===== RECORD EXTRACTS
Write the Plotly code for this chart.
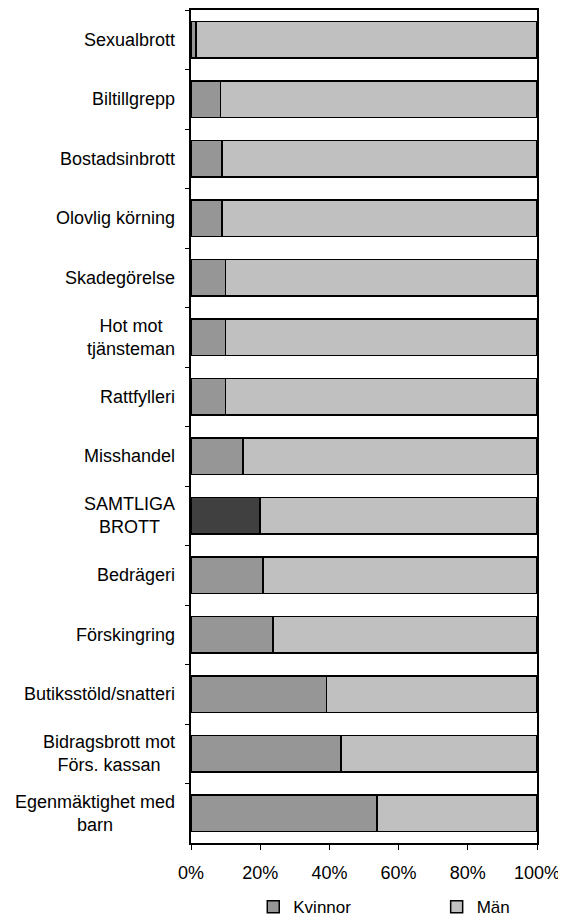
import plotly.graph_objects as go

brott = ["Sexualbrott", "Biltillgrepp", "Bostadsinbrott", "Olovlig körning", "Skadegörelse",
         "Hot mot<br>tjänsteman", "Rattfylleri", "Misshandel", "SAMTLIGA<br>BROTT", "Bedrägeri",
         "Förskingring", "Butiksstöld/snatteri", "Bidragsbrott mot<br>Förs. kassan",
         "Egenmäktighet med<br>barn"]
kvinnor = [1.5, 8.5, 9.0, 9.0, 10.0, 10.0, 10.0, 15.0, 20.0, 20.8, 23.7, 39.2, 43.3, 53.8]
man = [100 - k for k in kvinnor]
x_ticks = [0, 20, 40, 60, 80, 100]
x_ticktext = [f"{t}%" for t in x_ticks]

gra_k = "#969696"
gra_m = "#c0c0c0"
gra_samtliga = "#404040"
farger_k = [gra_samtliga if b.startswith("SAMTLIGA") else gra_k for b in brott]

fig = go.Figure()
fig.add_trace(go.Bar(y=brott, x=kvinnor, orientation="h", name="Kvinnor", legend="legend",
                     marker=dict(color=farger_k, line=dict(color="black", width=1.5))))
fig.add_trace(go.Bar(y=brott, x=man, orientation="h", name="Män", legend="legend2",
                     marker=dict(color=gra_m, line=dict(color="black", width=1.5))))

# egna etiketter for att centrera flerradig text
for b in brott:
    fig.add_annotation(x=0, y=b, xref="paper", yref="y", text=b, showarrow=False,
                       xanchor="right", align="center", xshift=-14,
                       font=dict(family="Liberation Sans, Arial", size=18, color="black"))

# sidan har 8px marginal i body; figuren far ga lite utanfor fonstret nertill
fig.update_layout(
    width=558, height=925,
    barmode="stack", bargap=0.38,
    plot_bgcolor="white", paper_bgcolor="white",
    margin=dict(l=183, r=29, t=2, b=90),
    font=dict(family="Liberation Sans, Arial", color="black"),
    xaxis=dict(range=[0, 100], tickvals=x_ticks, ticktext=x_ticktext, automargin=False,
               showgrid=False, zeroline=False, showline=True, linecolor="black", linewidth=1.5,
               mirror=True, ticks="outside", ticklen=5, tickcolor="black",
               ticklabelstandoff=8, tickfont=dict(size=18)),
    yaxis=dict(autorange="reversed", showticklabels=False, showgrid=False, automargin=False,
               showline=True, linecolor="black", linewidth=1.5, mirror=True,
               ticks="outside", ticklen=4, tickson="boundaries", tickcolor="black"),
    legend=dict(orientation="h", x=0.18, xanchor="left", y=-0.077, yanchor="middle",
                font=dict(size=17)),
    legend2=dict(orientation="h", x=0.71, xanchor="left", y=-0.077, yanchor="middle",
                 font=dict(size=17)),
    showlegend=True,
)

fig.write_html("out.html")
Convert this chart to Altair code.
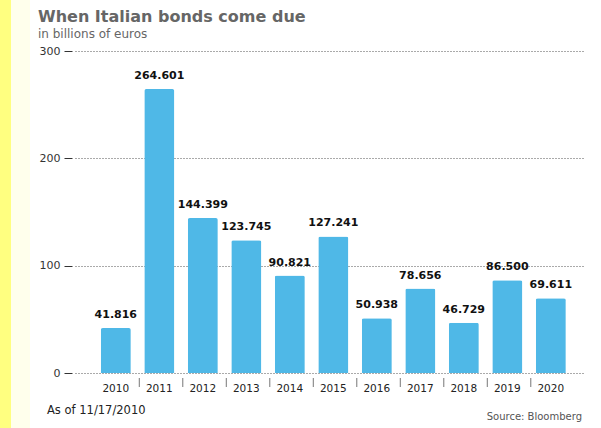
import altair as alt
import pandas as pd

# Italian bond redemptions by year, billions of euros
years = ["2010", "2011", "2012", "2013", "2014", "2015",
         "2016", "2017", "2018", "2019", "2020"]
amounts = [41.816, 264.601, 144.399, 123.745, 90.821, 127.241,
           50.938, 78.656, 46.729, 86.500, 69.611]
y_ticks = [0, 100, 200, 300]

W, H = 508, 322
BAR = "#4FB8E7"
FONT = "DejaVu Sans"

df = pd.DataFrame({"year": years, "amount": amounts})
df["label"] = [f"{v:.3f}" for v in amounts]

x_enc = alt.X(
    "year:N",
    sort=years,
    scale=alt.Scale(paddingInner=0.31, paddingOuter=0.494, align=0.6),
    axis=alt.Axis(
        title=None, ticks=False, domain=False, grid=False,
        labelAngle=0, labelFont=FONT, labelFontSize=10.5,
        labelColor="#222", labelPadding=10,
    ),
)
y_enc = alt.Y(
    "amount:Q",
    scale=alt.Scale(domain=[0, 300], nice=False),
    axis=alt.Axis(
        title=None, values=y_ticks, domain=False,
        tickSize=8, tickColor="#333", tickWidth=1, offset=3,
        labelPadding=4, labelFont=FONT, labelFontSize=11,
        labelColor="#333",
        grid=True, gridColor="#555", gridDash=[1, 2], gridWidth=1,
    ),
)

base = alt.Chart(df)

bars = base.mark_bar(
    color=BAR, cornerRadiusTopLeft=2, cornerRadiusTopRight=2
).encode(x=x_enc, y=y_enc)

values = base.mark_text(
    font=FONT, fontWeight="bold", fontSize=11, color="#111",
    baseline="alphabetic", dy=-10,
).encode(x=alt.X("year:N", sort=years), y="amount:Q", text="label:N")

# short separators between the year labels
seps = alt.Chart(df[df["year"] != years[0]]).mark_rule(
    color="#777", strokeWidth=1, xOffset=-5
).encode(
    x=alt.X("year:N", sort=years, bandPosition=0),
    y=alt.value(H + 5),
    y2=alt.value(H + 14),
)

# yellow edge band on the left of the page
stripe = alt.Chart(pd.DataFrame({"k": [0]})).mark_rect(color="#FFFF80").encode(
    x=alt.value(-75), x2=alt.value(-64), y=alt.value(-51), y2=alt.value(H + 55)
)
stripe_soft = alt.Chart(pd.DataFrame({"k": [0]})).mark_rect(color="#FFFFEC").encode(
    x=alt.value(-64), x2=alt.value(-45), y=alt.value(-51), y2=alt.value(H + 55)
)

title = alt.Chart(pd.DataFrame({"t": ["When Italian bonds come due"]})).mark_text(
    font=FONT, fontSize=16, fontWeight="bold", color="#666",
    align="left", baseline="alphabetic"
).encode(text="t:N", x=alt.value(-37), y=alt.value(-29))

subtitle = alt.Chart(pd.DataFrame({"t": ["in billions of euros"]})).mark_text(
    font=FONT, fontSize=12, color="#666", align="left", baseline="alphabetic"
).encode(text="t:N", x=alt.value(-37), y=alt.value(-13))

as_of = alt.Chart(pd.DataFrame({"t": ["As of 11/17/2010"]})).mark_text(
    font=FONT, fontSize=11.5, color="#222", align="left", baseline="middle"
).encode(text="t:N", x=alt.value(-28), y=alt.value(H + 38))

source = alt.Chart(pd.DataFrame({"t": ["Source: Bloomberg"]})).mark_text(
    font=FONT, fontSize=10, color="#555", align="right", baseline="middle"
).encode(text="t:N", x=alt.value(W - 1), y=alt.value(H + 44))

chart = alt.layer(
    stripe, stripe_soft, bars, values, seps, title, subtitle, as_of, source
).properties(
    width=W,
    height=H,
    autosize=alt.AutoSizeParams(type="none"),
    padding={"left": 75, "top": 51, "right": 18, "bottom": 55},
    background="#FFFFFF",
).configure_view(stroke=None)

chart.save("out.html", embed_options={"renderer": "svg", "actions": False})
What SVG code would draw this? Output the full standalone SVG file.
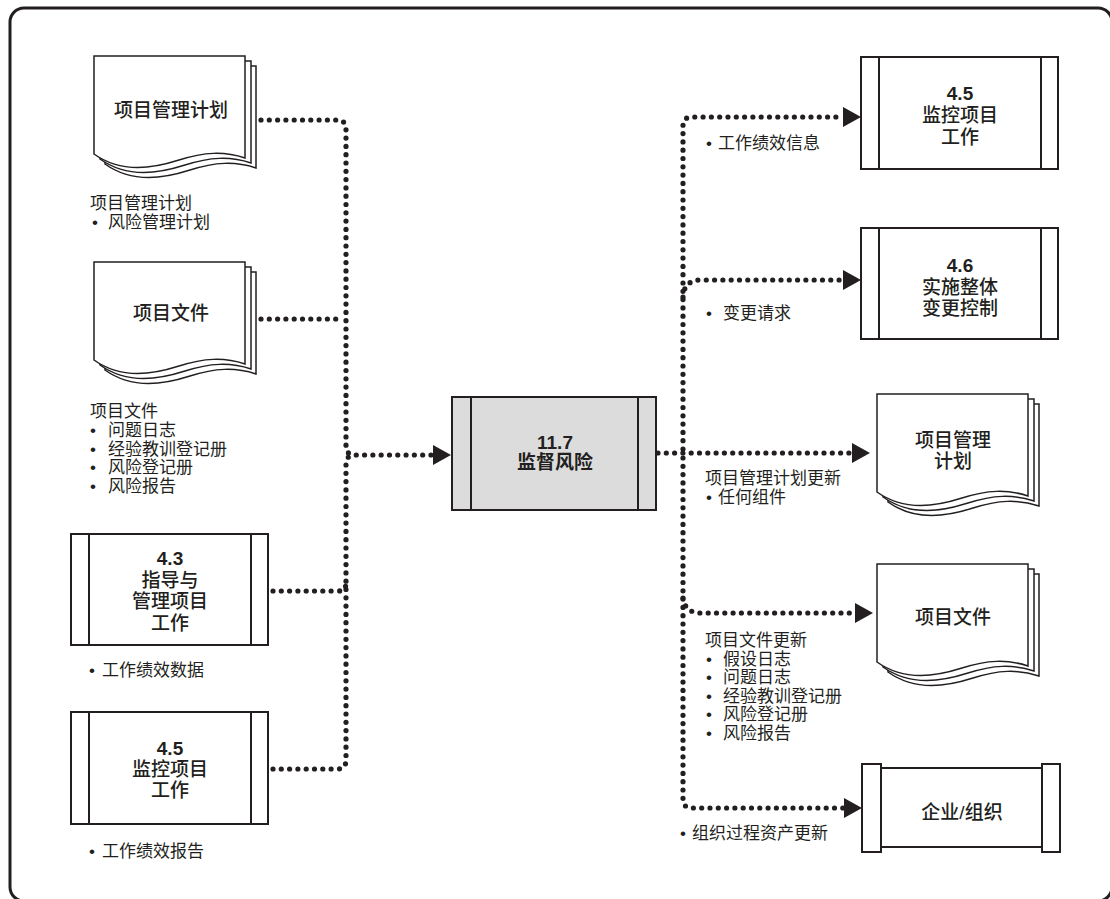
<svg xmlns="http://www.w3.org/2000/svg" xmlns:xlink="http://www.w3.org/1999/xlink" width="1110" height="899" viewBox="0 0 1110 899">
<style>
.frame{fill:none;stroke:#231f20;stroke-width:3}
.box{fill:#ffffff;stroke:#231f20;stroke-width:2}
.boxg{fill:#dcdcdd;stroke:#231f20;stroke-width:2}
.bar{stroke:#231f20;stroke-width:2}
.page{fill:#ffffff;stroke:#231f20;stroke-width:1.5;stroke-linejoin:miter}
.dot{fill:none;stroke:#231f20;stroke-width:5.2;stroke-linecap:round;stroke-dasharray:0 8.3}
.lbl{font-family:"Liberation Sans","Noto Sans CJK SC",sans-serif;font-size:19px;font-weight:500;fill:#231f20;text-anchor:middle}
.num{font-weight:bold}
.ann{font-family:"Liberation Sans","Noto Sans CJK SC",sans-serif;font-size:17px;fill:#231f20}
</style>
<defs>
<path id="pg" d="M0,0 H151 V102 C130,95 110,96 85,104 C60,112 28,118 0,98 Z"/>
<marker id="arr" markerUnits="userSpaceOnUse" markerWidth="18" markerHeight="20" viewBox="0 0 18 20" refX="0" refY="10" orient="auto">
<path d="M0,0 L18,10 L0,20 Z" fill="#231f20"/>
</marker>
</defs>
<rect class="frame" x="10" y="8" width="1102" height="893" rx="14"/>

<g id="connectors">
<path class="dot" d="M261,120 H337 Q346,120 346,129 V446 Q346,455 355,455 H433" marker-end="url(#arr)"/>
<path class="dot" d="M261,319 H342"/>
<path class="dot" d="M273,591 H338 Q346,591 346,583"/>
<path class="dot" d="M273,769 H337 Q346,769 346,760 V464 Q346,455 355,455"/>
<path class="dot" d="M658,453 H852" marker-end="url(#arr)"/>
<path class="dot" d="M683,449 V126 Q683,117 692,117 H843" marker-end="url(#arr)"/>
<path class="dot" d="M683,297 Q684,281 699,280 H843" marker-end="url(#arr)"/>
<path class="dot" d="M683,458 V799 Q683,808 692,808 H844" marker-end="url(#arr)"/>
<path class="dot" d="M683,598 Q685,612 699,613 H855" marker-end="url(#arr)"/>
</g>

<g id="n-pmplan-in">
<use xlink:href="#pg" class="page" transform="translate(105,66)"/>
<use xlink:href="#pg" class="page" transform="translate(100,61)"/>
<use xlink:href="#pg" class="page" transform="translate(94,56)"/>
<text class="lbl" x="171" y="117">项目管理计划</text>
</g>
<g id="t-pmplan-in">
<text class="ann" x="90" y="209">项目管理计划</text>
<text class="ann" y="228"><tspan x="92">•</tspan><tspan x="108">风险管理计划</tspan></text>
</g>

<g id="n-pdocs-in">
<use xlink:href="#pg" class="page" transform="translate(105,272)"/>
<use xlink:href="#pg" class="page" transform="translate(100,267)"/>
<use xlink:href="#pg" class="page" transform="translate(94,262)"/>
<text class="lbl" x="171" y="320">项目文件</text>
</g>
<g id="t-pdocs-in">
<text class="ann" x="90" y="417">项目文件</text>
<text class="ann" y="436"><tspan x="90">•</tspan><tspan x="108">问题日志</tspan></text>
<text class="ann" y="454.5"><tspan x="90">•</tspan><tspan x="108">经验教训登记册</tspan></text>
<text class="ann" y="473"><tspan x="90">•</tspan><tspan x="108">风险登记册</tspan></text>
<text class="ann" y="492"><tspan x="90">•</tspan><tspan x="108">风险报告</tspan></text>
</g>

<g id="n-43">
<rect class="box" x="71" y="534" width="197" height="111"/>
<line class="bar" x1="89" y1="534" x2="89" y2="645"/>
<line class="bar" x1="251" y1="534" x2="251" y2="645"/>
<text class="lbl num" x="170" y="565">4.3</text>
<text class="lbl" x="170" y="586.5">指导与</text>
<text class="lbl" x="170" y="608">管理项目</text>
<text class="lbl" x="170" y="629.5">工作</text>
</g>
<text class="ann" y="676"><tspan x="89">•</tspan><tspan x="102">工作绩效数据</tspan></text>

<g id="n-45-in">
<rect class="box" x="71" y="712" width="197" height="112"/>
<line class="bar" x1="89" y1="712" x2="89" y2="824"/>
<line class="bar" x1="251" y1="712" x2="251" y2="824"/>
<text class="lbl num" x="170" y="755">4.5</text>
<text class="lbl" x="170" y="776">监控项目</text>
<text class="lbl" x="170" y="797">工作</text>
</g>
<text class="ann" y="857"><tspan x="89">•</tspan><tspan x="102">工作绩效报告</tspan></text>

<g id="n-117">
<rect class="boxg" x="452" y="397" width="204" height="113"/>
<line class="bar" x1="471" y1="397" x2="471" y2="510"/>
<line class="bar" x1="638" y1="397" x2="638" y2="510"/>
<text class="lbl num" x="555" y="449">11.7</text>
<text class="lbl num" x="555" y="469">监督风险</text>
</g>

<g id="n-45-out">
<rect class="box" x="861" y="57" width="197" height="112"/>
<line class="bar" x1="879" y1="57" x2="879" y2="169"/>
<line class="bar" x1="1041" y1="57" x2="1041" y2="169"/>
<text class="lbl num" x="960" y="100">4.5</text>
<text class="lbl" x="960" y="122">监控项目</text>
<text class="lbl" x="960" y="144">工作</text>
</g>
<text class="ann" y="149"><tspan x="706">•</tspan><tspan x="718">工作绩效信息</tspan></text>

<g id="n-46">
<rect class="box" x="861" y="228" width="197" height="111"/>
<line class="bar" x1="879" y1="228" x2="879" y2="339"/>
<line class="bar" x1="1041" y1="228" x2="1041" y2="339"/>
<text class="lbl num" x="960" y="272">4.6</text>
<text class="lbl" x="960" y="294">实施整体</text>
<text class="lbl" x="960" y="315">变更控制</text>
</g>
<text class="ann" y="319"><tspan x="706">•</tspan><tspan x="723">变更请求</tspan></text>

<g id="n-pmplan-out">
<use xlink:href="#pg" class="page" transform="translate(888,404)"/>
<use xlink:href="#pg" class="page" transform="translate(883,399)"/>
<use xlink:href="#pg" class="page" transform="translate(877,394)"/>
<text class="lbl" x="953" y="447">项目管理</text>
<text class="lbl" x="953" y="468">计划</text>
</g>
<g id="t-pmplan-out">
<text class="ann" x="705" y="484">项目管理计划更新</text>
<text class="ann" y="503"><tspan x="706">•</tspan><tspan x="718">任何组件</tspan></text>
</g>

<g id="n-pdocs-out">
<use xlink:href="#pg" class="page" transform="translate(888,574)"/>
<use xlink:href="#pg" class="page" transform="translate(883,569)"/>
<use xlink:href="#pg" class="page" transform="translate(877,564)"/>
<text class="lbl" x="953" y="624">项目文件</text>
</g>
<g id="t-pdocs-out">
<text class="ann" x="705" y="646">项目文件更新</text>
<text class="ann" y="664.6"><tspan x="706">•</tspan><tspan x="723">假设日志</tspan></text>
<text class="ann" y="683.2"><tspan x="706">•</tspan><tspan x="723">问题日志</tspan></text>
<text class="ann" y="701.8"><tspan x="706">•</tspan><tspan x="723">经验教训登记册</tspan></text>
<text class="ann" y="720.4"><tspan x="706">•</tspan><tspan x="723">风险登记册</tspan></text>
<text class="ann" y="739"><tspan x="706">•</tspan><tspan x="723">风险报告</tspan></text>
</g>

<g id="n-ent">
<rect class="box" x="881" y="768" width="161" height="79"/>
<rect class="box" x="862" y="764" width="19" height="88"/>
<rect class="box" x="1042" y="764" width="18" height="88"/>
<text class="lbl" x="962" y="819">企业/组织</text>
</g>
<text class="ann" y="839"><tspan x="680">•</tspan><tspan x="692">组织过程资产更新</tspan></text>
</svg>
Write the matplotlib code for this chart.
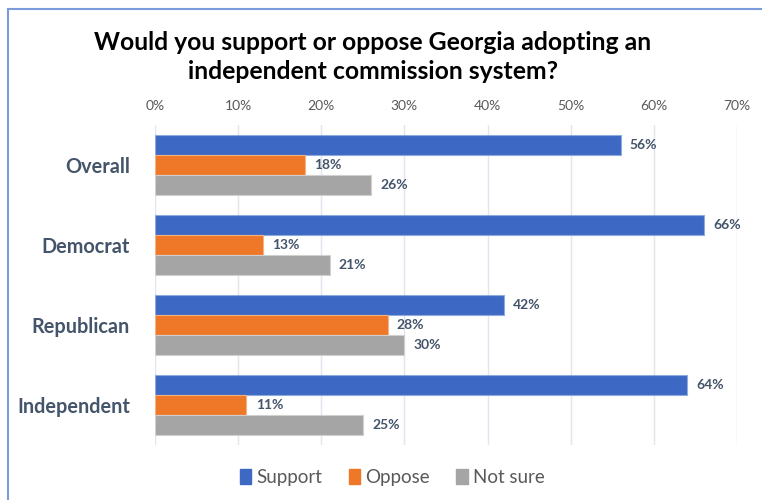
import matplotlib.pyplot as plt
from matplotlib.patches import Patch
import numpy as np

# ---------------------------
# DATA
# ---------------------------
groups = ["Overall", "Democrat", "Republican", "Independent"]
series = ["Support", "Oppose", "Not sure"]
support = [56, 66, 42, 64]
oppose = [18, 13, 28, 11]
not_sure = [26, 21, 30, 25]
ticks = [0, 10, 20, 30, 40, 50, 60, 70]

colors = ["#3D69C4", "#EE7828", "#A5A5A5"]
edges = ["#8FAADC", "#F4B183", "#D0D0D0"]
label_col = "#44546A"

plt.rcParams["font.family"] = ["Lato", "DejaVu Sans"]

fig = plt.figure(figsize=(7.62, 5), dpi=100)
ax = fig.add_axes([155 / 762, 1 - 445 / 500, (737 - 155) / 762, 320 / 500])

y = np.arange(len(groups))
h = 0.245
offsets = [-0.25, 0, 0.25]
for vals, off, c, e in zip([support, oppose, not_sure], offsets, colors, edges):
    ax.barh(y + off, vals, height=h, color=c, edgecolor=e, linewidth=0.8, zorder=3)
    for yi, v in zip(y + off, vals):
        ax.text(v + 1.1, yi, f"{v}%", va="center", ha="left",
                fontsize=10, fontweight="bold", color=label_col)

ax.set_xlim(0, 70)
ax.set_ylim(3.5, -0.5)
ax.set_xticks(ticks)
ax.set_xticklabels([f"{t}%" for t in ticks], fontsize=10, color="#595959")
ax.xaxis.tick_top()
ax.tick_params(axis="x", length=0, pad=9)
ax.set_yticks(y)
ax.set_yticklabels(groups, fontsize=14.3, fontweight="bold", color=label_col)
ax.tick_params(axis="y", length=0, pad=18)
ax.grid(axis="x", color="#E1E5EE", linewidth=1, zorder=0)
for s in ax.spines.values():
    s.set_visible(False)

fig.text(0.489, 0.886, "Would you support or oppose Georgia adopting an\nindependent commission system?",
         ha="center", va="center", fontsize=17.8, fontweight="bold", color="black", linespacing=1.35)

handles = [Patch(facecolor=c, edgecolor=c) for c in colors]
fig.legend(handles, series, loc="center", bbox_to_anchor=(0.515, 0.045), ncol=3, frameon=False,
           fontsize=13.5, labelcolor="#595959", handlelength=0.6, handleheight=0.8,
           handletextpad=0.3, columnspacing=1.4)

# blue frame (top and left edges visible)
fig.add_artist(plt.Line2D([8 / 762, 8 / 762], [0, 1 - 9 / 500], color="#7A9CDB", linewidth=1.5,
                          transform=fig.transFigure))
fig.add_artist(plt.Line2D([8 / 762, 1], [1 - 9 / 500, 1 - 9 / 500], color="#7A9CDB", linewidth=1.5,
                          transform=fig.transFigure))

fig.savefig("out.png", dpi=100)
==========
PROBLEM DETAILS ->
Reproduce exactly the run of lines beginning with the one that contains "Convert this chart to Altair code." and ending with the one that contains "import pandas as pd". Do not include pictures.

WRITTEN SOLUTION ->
Convert this chart to Altair code.
import altair as alt
import pandas as pd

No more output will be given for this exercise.